→ **RECORDS PROVIDED**:

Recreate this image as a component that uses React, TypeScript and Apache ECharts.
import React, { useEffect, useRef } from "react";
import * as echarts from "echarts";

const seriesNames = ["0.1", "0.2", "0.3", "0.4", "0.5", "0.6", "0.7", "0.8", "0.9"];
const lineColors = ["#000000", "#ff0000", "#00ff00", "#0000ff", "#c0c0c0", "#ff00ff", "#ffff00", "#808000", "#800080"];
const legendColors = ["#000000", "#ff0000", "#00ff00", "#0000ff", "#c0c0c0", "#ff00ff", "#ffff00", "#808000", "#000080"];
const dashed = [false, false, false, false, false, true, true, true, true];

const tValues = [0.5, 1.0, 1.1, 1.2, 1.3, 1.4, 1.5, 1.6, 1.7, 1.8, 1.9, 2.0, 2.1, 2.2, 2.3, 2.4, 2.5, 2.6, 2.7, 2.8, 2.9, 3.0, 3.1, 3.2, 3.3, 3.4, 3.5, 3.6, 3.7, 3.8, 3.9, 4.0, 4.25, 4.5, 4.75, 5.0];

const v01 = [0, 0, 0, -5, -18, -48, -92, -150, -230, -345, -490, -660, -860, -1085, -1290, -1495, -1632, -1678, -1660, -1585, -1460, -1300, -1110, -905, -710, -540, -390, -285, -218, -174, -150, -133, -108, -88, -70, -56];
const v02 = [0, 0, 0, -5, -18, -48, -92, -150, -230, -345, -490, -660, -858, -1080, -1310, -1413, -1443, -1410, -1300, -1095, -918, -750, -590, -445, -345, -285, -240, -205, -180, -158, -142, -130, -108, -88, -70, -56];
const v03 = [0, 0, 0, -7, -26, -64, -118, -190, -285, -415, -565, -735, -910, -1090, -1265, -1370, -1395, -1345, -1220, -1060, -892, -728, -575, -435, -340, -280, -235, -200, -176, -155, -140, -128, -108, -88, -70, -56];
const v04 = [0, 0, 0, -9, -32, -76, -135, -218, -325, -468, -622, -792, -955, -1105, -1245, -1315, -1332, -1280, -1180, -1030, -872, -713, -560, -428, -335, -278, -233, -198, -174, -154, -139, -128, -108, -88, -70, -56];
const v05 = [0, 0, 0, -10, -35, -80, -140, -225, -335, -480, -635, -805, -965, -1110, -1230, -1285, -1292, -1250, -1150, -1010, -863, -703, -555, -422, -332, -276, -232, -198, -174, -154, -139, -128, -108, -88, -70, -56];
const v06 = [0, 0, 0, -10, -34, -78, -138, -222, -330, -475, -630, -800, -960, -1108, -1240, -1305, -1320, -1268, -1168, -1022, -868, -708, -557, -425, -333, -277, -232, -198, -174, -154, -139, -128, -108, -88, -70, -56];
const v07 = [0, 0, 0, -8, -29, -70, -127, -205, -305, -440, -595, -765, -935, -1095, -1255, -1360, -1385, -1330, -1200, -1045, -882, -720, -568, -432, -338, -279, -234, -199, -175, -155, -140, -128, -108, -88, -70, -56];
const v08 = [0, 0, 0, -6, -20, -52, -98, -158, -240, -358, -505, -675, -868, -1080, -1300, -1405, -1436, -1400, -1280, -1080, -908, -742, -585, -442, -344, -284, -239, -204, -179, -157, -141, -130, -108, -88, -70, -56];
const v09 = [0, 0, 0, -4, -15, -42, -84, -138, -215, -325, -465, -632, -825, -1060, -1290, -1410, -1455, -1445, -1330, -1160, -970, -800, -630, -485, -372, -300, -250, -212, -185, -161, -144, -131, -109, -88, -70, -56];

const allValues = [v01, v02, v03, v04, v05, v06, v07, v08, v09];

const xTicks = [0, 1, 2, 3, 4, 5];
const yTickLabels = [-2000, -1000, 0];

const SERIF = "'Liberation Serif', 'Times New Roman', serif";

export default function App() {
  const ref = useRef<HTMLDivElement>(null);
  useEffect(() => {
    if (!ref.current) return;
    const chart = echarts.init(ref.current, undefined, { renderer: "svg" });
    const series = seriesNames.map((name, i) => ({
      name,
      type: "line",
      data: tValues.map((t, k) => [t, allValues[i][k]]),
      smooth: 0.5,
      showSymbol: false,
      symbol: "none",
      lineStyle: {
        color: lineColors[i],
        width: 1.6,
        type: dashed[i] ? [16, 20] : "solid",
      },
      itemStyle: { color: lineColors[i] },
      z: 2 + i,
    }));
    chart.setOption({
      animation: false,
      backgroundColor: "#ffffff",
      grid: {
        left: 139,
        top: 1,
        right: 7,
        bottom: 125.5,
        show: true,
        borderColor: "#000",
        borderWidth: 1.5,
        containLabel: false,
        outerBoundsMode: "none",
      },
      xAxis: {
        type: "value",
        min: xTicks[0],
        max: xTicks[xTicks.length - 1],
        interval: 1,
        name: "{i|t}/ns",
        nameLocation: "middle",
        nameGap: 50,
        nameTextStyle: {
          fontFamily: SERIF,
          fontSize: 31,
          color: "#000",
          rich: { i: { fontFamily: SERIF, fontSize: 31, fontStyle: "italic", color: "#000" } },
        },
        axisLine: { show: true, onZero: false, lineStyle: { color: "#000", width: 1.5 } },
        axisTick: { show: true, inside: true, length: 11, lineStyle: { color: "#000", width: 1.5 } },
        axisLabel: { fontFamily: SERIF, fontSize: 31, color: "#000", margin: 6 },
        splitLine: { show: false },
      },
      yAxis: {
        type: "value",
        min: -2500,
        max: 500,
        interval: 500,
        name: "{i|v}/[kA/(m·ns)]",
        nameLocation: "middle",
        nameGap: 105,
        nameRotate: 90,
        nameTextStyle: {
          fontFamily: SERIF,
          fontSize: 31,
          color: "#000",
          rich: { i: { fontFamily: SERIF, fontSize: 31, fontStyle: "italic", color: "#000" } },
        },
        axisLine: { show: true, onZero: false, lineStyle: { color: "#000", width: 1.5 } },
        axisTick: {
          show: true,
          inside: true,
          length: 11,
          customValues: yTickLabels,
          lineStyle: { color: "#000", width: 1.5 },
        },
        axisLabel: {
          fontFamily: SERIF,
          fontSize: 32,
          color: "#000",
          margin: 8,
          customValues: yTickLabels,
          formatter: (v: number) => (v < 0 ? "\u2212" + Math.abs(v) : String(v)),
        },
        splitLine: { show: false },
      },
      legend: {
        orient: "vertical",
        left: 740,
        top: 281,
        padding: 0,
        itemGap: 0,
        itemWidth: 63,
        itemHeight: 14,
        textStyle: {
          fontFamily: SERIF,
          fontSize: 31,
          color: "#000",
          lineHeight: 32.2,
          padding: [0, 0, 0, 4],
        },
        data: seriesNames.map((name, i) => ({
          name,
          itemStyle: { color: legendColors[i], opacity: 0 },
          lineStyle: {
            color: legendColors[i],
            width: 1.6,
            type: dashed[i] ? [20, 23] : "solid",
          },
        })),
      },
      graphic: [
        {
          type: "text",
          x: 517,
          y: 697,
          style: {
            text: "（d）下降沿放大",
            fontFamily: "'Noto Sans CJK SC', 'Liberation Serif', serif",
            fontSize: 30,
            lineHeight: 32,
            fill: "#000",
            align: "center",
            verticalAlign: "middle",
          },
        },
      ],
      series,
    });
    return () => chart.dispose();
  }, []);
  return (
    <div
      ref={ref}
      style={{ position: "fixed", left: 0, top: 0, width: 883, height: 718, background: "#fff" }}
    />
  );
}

--

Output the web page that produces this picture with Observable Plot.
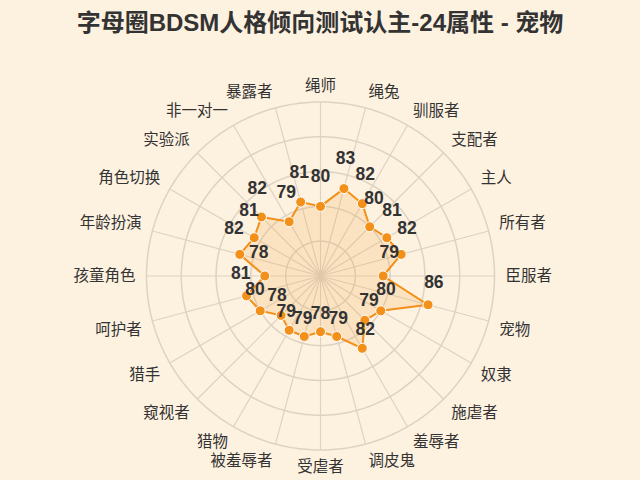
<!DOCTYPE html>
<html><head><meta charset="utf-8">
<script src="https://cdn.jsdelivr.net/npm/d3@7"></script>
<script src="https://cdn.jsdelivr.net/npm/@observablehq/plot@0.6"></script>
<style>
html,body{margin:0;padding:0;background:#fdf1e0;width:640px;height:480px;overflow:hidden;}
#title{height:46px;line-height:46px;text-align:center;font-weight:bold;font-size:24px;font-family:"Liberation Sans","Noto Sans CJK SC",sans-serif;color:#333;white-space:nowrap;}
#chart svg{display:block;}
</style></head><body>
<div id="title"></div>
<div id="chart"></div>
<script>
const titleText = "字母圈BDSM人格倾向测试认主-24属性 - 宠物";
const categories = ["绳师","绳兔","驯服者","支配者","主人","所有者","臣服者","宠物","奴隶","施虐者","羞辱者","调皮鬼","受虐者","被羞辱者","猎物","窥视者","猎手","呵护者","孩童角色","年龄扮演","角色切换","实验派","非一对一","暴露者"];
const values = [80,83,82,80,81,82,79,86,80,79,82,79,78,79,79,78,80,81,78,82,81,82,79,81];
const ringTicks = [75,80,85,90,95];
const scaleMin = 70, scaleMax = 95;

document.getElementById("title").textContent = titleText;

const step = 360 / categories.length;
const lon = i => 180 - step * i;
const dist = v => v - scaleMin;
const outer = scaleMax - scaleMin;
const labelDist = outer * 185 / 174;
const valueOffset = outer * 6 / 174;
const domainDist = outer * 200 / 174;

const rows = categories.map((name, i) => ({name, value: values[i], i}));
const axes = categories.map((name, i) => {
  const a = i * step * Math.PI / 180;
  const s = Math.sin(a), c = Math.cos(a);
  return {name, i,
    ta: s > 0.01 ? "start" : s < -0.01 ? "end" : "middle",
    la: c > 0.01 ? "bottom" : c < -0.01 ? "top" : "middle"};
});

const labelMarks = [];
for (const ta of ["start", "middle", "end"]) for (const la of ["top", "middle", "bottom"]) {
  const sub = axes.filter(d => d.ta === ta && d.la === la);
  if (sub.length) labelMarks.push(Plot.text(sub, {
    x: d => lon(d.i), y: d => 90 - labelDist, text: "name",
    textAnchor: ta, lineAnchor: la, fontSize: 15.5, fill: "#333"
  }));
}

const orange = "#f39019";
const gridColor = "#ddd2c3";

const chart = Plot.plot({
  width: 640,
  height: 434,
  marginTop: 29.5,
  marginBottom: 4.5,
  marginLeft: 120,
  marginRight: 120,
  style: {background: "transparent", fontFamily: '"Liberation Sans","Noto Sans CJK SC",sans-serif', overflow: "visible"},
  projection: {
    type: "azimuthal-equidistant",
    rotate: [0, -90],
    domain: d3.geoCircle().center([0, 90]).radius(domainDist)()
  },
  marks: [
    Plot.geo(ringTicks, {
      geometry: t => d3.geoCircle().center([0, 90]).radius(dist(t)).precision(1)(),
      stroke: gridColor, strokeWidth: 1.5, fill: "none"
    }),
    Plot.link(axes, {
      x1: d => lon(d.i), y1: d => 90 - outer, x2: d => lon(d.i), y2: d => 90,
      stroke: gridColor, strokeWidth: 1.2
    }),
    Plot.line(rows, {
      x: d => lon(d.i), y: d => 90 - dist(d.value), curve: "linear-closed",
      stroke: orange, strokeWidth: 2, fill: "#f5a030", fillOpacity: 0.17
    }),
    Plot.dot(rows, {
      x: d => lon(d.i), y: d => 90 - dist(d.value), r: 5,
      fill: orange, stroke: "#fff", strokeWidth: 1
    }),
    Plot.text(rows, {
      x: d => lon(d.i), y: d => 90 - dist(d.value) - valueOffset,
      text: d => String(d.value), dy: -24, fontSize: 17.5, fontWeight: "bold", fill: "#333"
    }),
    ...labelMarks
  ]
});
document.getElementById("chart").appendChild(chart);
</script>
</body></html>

→ **DESCRIPTION OF THE TASK**: Your task is to reproduce exactly the lines beginning at the line containing "Recreate this image" and ending at the line containing "4.5, 4.75, 5.0];", inclusive.

→ **EXERCISE ANSWER**:
Recreate this image as a component that uses React, TypeScript and Apache ECharts.
import React, { useEffect, useRef } from "react";
import * as echarts from "echarts";

const seriesNames = ["0.1", "0.2", "0.3", "0.4", "0.5", "0.6", "0.7", "0.8", "0.9"];
const lineColors = ["#000000", "#ff0000", "#00ff00", "#0000ff", "#c0c0c0", "#ff00ff", "#ffff00", "#808000", "#800080"];
const legendColors = ["#000000", "#ff0000", "#00ff00", "#0000ff", "#c0c0c0", "#ff00ff", "#ffff00", "#808000", "#000080"];
const dashed = [false, false, false, false, false, true, true, true, true];

const tValues = [0.5, 1.0, 1.1, 1.2, 1.3, 1.4, 1.5, 1.6, 1.7, 1.8, 1.9, 2.0, 2.1, 2.2, 2.3, 2.4, 2.5, 2.6, 2.7, 2.8, 2.9, 3.0, 3.1, 3.2, 3.3, 3.4, 3.5, 3.6, 3.7, 3.8, 3.9, 4.0, 4.25, 4.5, 4.75, 5.0];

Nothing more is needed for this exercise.